WHAT IS BEING ASKED ->
Omit the pictures and output exactly the lines from the start of the entries through the line containing "labelcolor='#262626', top=True, right=True, pad=7)".

DATA EXTRACT ->
## START

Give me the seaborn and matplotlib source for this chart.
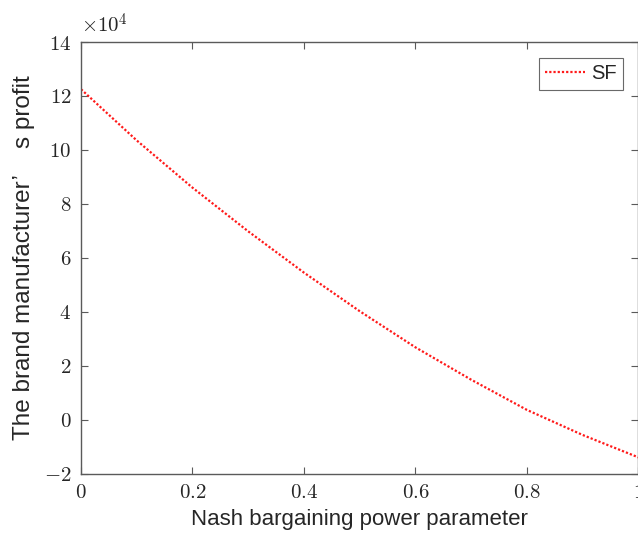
import matplotlib
matplotlib.use('Agg')
import matplotlib.pyplot as plt
import numpy as np
import pandas as pd
import seaborn as sns

# values (profit in units of 1e4)
bargaining_power = [0.0, 0.1, 0.2, 0.3, 0.4, 0.5, 0.6, 0.7, 0.8, 0.9, 1.0]
profit_sf = [12.25, 10.35, 8.60, 6.98, 5.45, 4.02, 2.68, 1.48, 0.36, -0.57, -1.40]

x_ticks = [0, 0.2, 0.4, 0.6, 0.8, 1]
x_tick_labels = ['0', '0.2', '0.4', '0.6', '0.8', '1']
y_ticks = [-2, 0, 2, 4, 6, 8, 10, 12, 14]
y_tick_labels = ['-2', '0', '2', '4', '6', '8', '10', '12', '14']

sns.set_style('ticks')
plt.rcParams['font.family'] = ['Liberation Sans', 'Noto Sans CJK SC', 'DejaVu Sans']
plt.rcParams['mathtext.fontset'] = 'cm'

df = pd.DataFrame({'x': bargaining_power, 'profit': profit_sf})

fig = plt.figure(figsize=(6.38, 5.39), dpi=100)
ax = fig.add_axes([0.127, 0.1215, 0.8735, 0.8005])

sns.lineplot(data=df, x='x', y='profit', ax=ax, color='#ff1a1a',
             linewidth=1.6, dashes=False, label='SF')
line = ax.get_lines()[0]
line.set_dashes((1.0, 0.9))

ax.set_xlim(0, 1)
ax.set_ylim(-2, 14)
ax.set_xticks(x_ticks)
ax.set_xticklabels([f'${t}$' for t in x_tick_labels])
ax.set_yticks(y_ticks)
ax.set_yticklabels([f'${t}$' for t in y_tick_labels])

edge = '#5a5a5a'
for side in ['top', 'right', 'left', 'bottom']:
    ax.spines[side].set_visible(True)
    ax.spines[side].set_color(edge)
    ax.spines[side].set_linewidth(1.0)
ax.tick_params(direction='in', length=5, width=0.8, color=edge, labelsize=15,
               labelcolor='#262626', top=True, right=True, pad=7)

ax.set_xlabel('Nash bargaining power parameter', fontsize=16, color='#262626', labelpad=5)
ax.set_ylabel('The brand manufacturer’    s profit', fontsize=17.5, color='#262626',
              labelpad=6)

ax.text(0.0, 1.012, r'$\times10^{4}$', transform=ax.transAxes, fontsize=15,
        color='#262626', ha='left', va='bottom')

leg = ax.legend(loc='upper right', bbox_to_anchor=(0.972, 0.962), fontsize=14.5,
                frameon=True, fancybox=False, handlelength=2.0, handletextpad=0.3,
                borderpad=0.3, borderaxespad=0)
leg.get_frame().set_edgecolor('#444444')
leg.get_frame().set_linewidth(0.8)
leg.get_lines()[0].set_dashes((1.0, 0.9))

fig.savefig('out.png', dpi=100)
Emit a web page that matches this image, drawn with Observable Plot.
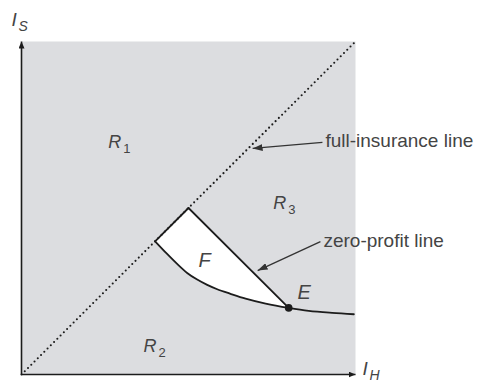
<!DOCTYPE html>
<html><head><meta charset="utf-8">
<script src="https://cdn.jsdelivr.net/npm/d3@7"></script>
<script src="https://cdn.jsdelivr.net/npm/@observablehq/plot@0.6"></script>
<style>html,body{margin:0;padding:0;background:#fff;} svg{display:block}</style>
</head><body><div id="chart"></div>
<script>
// ---- data (in the chart's own 0..1 coordinates: I_H along x, I_S along y) ----
const fullInsuranceLine = [{x: 0, y: 0}, {x: 1, y: 1}];
const diagonalEdgeF = [{x: 0.4, y: 0.4}, {x: 0.5, y: 0.5}];
const zeroProfitLine = [{x: 0.5, y: 0.5}, {x: 0.8, y: 0.2}];
const indifferenceCurve = [
  {x: 0.4, y: 0.4}, {x: 0.436, y: 0.362}, {x: 0.466, y: 0.332}, {x: 0.496, y: 0.305},
  {x: 0.526, y: 0.285}, {x: 0.556, y: 0.269}, {x: 0.586, y: 0.256}, {x: 0.624, y: 0.243},
  {x: 0.671, y: 0.228}, {x: 0.731, y: 0.213}, {x: 0.8, y: 0.2}, {x: 0.86, y: 0.191},
  {x: 0.93, y: 0.185}, {x: 0.995, y: 0.181}
];
const pointE = [{x: 0.8, y: 0.2}];
const axisLines = [{x1: 0, y1: 0, x2: 0, y2: 1}, {x1: 0, y1: 0, x2: 1, y2: 0}];
const regionLabels = [
  {name: "R", sub: "1", x: 0.26, y: 0.679},
  {name: "R", sub: "2", x: 0.365, y: 0.069},
  {name: "R", sub: "3", x: 0.754, y: 0.498}
];
const pointLabels = [{name: "F", x: 0.53, y: 0.324}, {name: "E", x: 0.826, y: 0.227}];
const axisLabels = [{name: "I", sub: "S", x: -0.03, y: 1.048}, {name: "I", sub: "H", x: 1.021, y: 0.0}];
const annotations = [
  {text: "full-insurance line", x: 0.91, y: 0.682, x1: 0.901, y1: 0.697, x2: 0.692, y2: 0.679},
  {text: "zero-profit line", x: 0.904, y: 0.384, x1: 0.895, y1: 0.399, x2: 0.707, y2: 0.312}
];

// region F: zero-profit line, then the indifference curve back from E to the full-insurance line
const upToE = indifferenceCurve.filter(d => d.x <= 0.8);
const regionF = [zeroProfitLine[0], ...upToE.slice().reverse()];

function head(len, wid) {
  return (color, context) => {
    const doc = (context && context.document) || document;
    const ns = "http://www.w3.org/2000/svg";
    const m = doc.createElementNS(ns, "marker");
    m.setAttribute("viewBox", `${-len} ${-wid / 2} ${len} ${wid}`);
    m.setAttribute("markerUnits", "userSpaceOnUse");
    m.setAttribute("markerWidth", len);
    m.setAttribute("markerHeight", wid);
    m.setAttribute("refX", 0);
    m.setAttribute("refY", 0);
    m.setAttribute("orient", "auto");
    const p = doc.createElementNS(ns, "path");
    p.setAttribute("d", `M${-len},${-wid / 2}L0,0L${-len},${wid / 2}Z`);
    p.setAttribute("fill", color);
    p.setAttribute("stroke", "none");
    m.appendChild(p);
    return m;
  };
}

const ink = "#1c1c1c";
const textInk = "#444";
const font = "'Liberation Sans', Arial, Helvetica, sans-serif";

const chart = Plot.plot({
  width: 480,
  height: 382,
  marginTop: 41,
  marginRight: 125,
  marginBottom: 8,
  marginLeft: 21,
  x: {domain: [0, 1], axis: null},
  y: {domain: [0, 1], axis: null},
  style: {fontFamily: font, background: "#fff"},
  marks: [
    Plot.frame({fill: "#dcdde0", stroke: "none"}),
    Plot.line(regionF, {x: "x", y: "y", fill: "#fff", stroke: "none"}),
    Plot.line(fullInsuranceLine, {x: "x", y: "y", stroke: ink, strokeWidth: 2.1, strokeDasharray: "0 4.6", strokeLinecap: "round"}),
    Plot.line(diagonalEdgeF, {x: "x", y: "y", stroke: ink, strokeWidth: 1.8}),
    Plot.line(zeroProfitLine, {x: "x", y: "y", stroke: ink, strokeWidth: 1.8}),
    Plot.line(indifferenceCurve, {x: "x", y: "y", stroke: ink, strokeWidth: 1.8, curve: "catmull-rom"}),
    Plot.dot(pointE, {x: "x", y: "y", r: 3.8, fill: ink, stroke: "none"}),
    Plot.link(axisLines, {x1: "x1", y1: "y1", x2: "x2", y2: "y2", stroke: ink, strokeWidth: 1.6, markerEnd: head(7, 6)}),
    Plot.link(annotations, {x1: "x1", y1: "y1", x2: "x2", y2: "y2", stroke: "#333", strokeWidth: 1.3, markerEnd: head(10, 7)}),
    Plot.text(annotations, {x: "x", y: "y", text: "text", textAnchor: "start", lineAnchor: "bottom", fontSize: 19, fill: textInk}),
    Plot.text(regionLabels, {x: "x", y: "y", text: "name", textAnchor: "start", lineAnchor: "bottom", fontSize: 18, fontStyle: "italic", fill: textInk}),
    Plot.text(regionLabels, {x: "x", y: "y", text: "sub", textAnchor: "start", lineAnchor: "bottom", fontSize: 13, dx: 15, dy: 5, fill: textInk}),
    Plot.text(pointLabels, {x: "x", y: "y", text: "name", textAnchor: "start", lineAnchor: "bottom", fontSize: 20, fontStyle: "italic", fill: textInk}),
    Plot.text(axisLabels, {x: "x", y: "y", text: "name", textAnchor: "start", lineAnchor: "bottom", fontSize: 19, fontStyle: "italic", fill: textInk}),
    Plot.text(axisLabels, {x: "x", y: "y", text: "sub", textAnchor: "start", lineAnchor: "bottom", fontSize: 14, fontStyle: "italic", dx: 7, dy: 5, fill: textInk})
  ]
});
document.getElementById("chart").appendChild(chart);
</script>
</body></html>
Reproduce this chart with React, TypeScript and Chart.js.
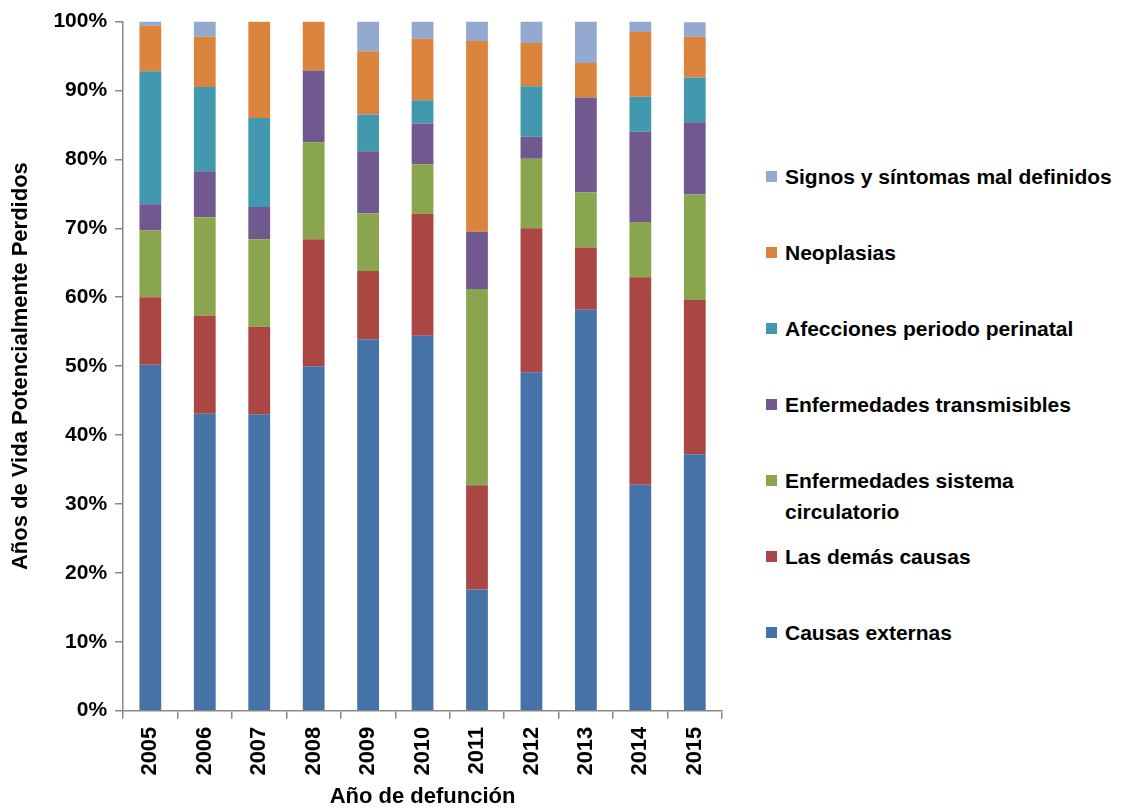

## END

RESPONSE ->
Give me the seaborn and matplotlib source for this chart.
import matplotlib
matplotlib.use('Agg')
import matplotlib.pyplot as plt
import numpy as np
import pandas as pd
import seaborn as sns

# values (profit in units of 1e4)
bargaining_power = [0.0, 0.1, 0.2, 0.3, 0.4, 0.5, 0.6, 0.7, 0.8, 0.9, 1.0]
profit_sf = [12.25, 10.35, 8.60, 6.98, 5.45, 4.02, 2.68, 1.48, 0.36, -0.57, -1.40]

x_ticks = [0, 0.2, 0.4, 0.6, 0.8, 1]
x_tick_labels = ['0', '0.2', '0.4', '0.6', '0.8', '1']
y_ticks = [-2, 0, 2, 4, 6, 8, 10, 12, 14]
y_tick_labels = ['-2', '0', '2', '4', '6', '8', '10', '12', '14']

sns.set_style('ticks')
plt.rcParams['font.family'] = ['Liberation Sans', 'Noto Sans CJK SC', 'DejaVu Sans']
plt.rcParams['mathtext.fontset'] = 'cm'

df = pd.DataFrame({'x': bargaining_power, 'profit': profit_sf})

fig = plt.figure(figsize=(6.38, 5.39), dpi=100)
ax = fig.add_axes([0.127, 0.1215, 0.8735, 0.8005])

sns.lineplot(data=df, x='x', y='profit', ax=ax, color='#ff1a1a',
             linewidth=1.6, dashes=False, label='SF')
line = ax.get_lines()[0]
line.set_dashes((1.0, 0.9))

ax.set_xlim(0, 1)
ax.set_ylim(-2, 14)
ax.set_xticks(x_ticks)
ax.set_xticklabels([f'${t}$' for t in x_tick_labels])
ax.set_yticks(y_ticks)
ax.set_yticklabels([f'${t}$' for t in y_tick_labels])

edge = '#5a5a5a'
for side in ['top', 'right', 'left', 'bottom']:
    ax.spines[side].set_visible(True)
    ax.spines[side].set_color(edge)
    ax.spines[side].set_linewidth(1.0)
ax.tick_params(direction='in', length=5, width=0.8, color=edge, labelsize=15,
               labelcolor='#262626', top=True, right=True, pad=7)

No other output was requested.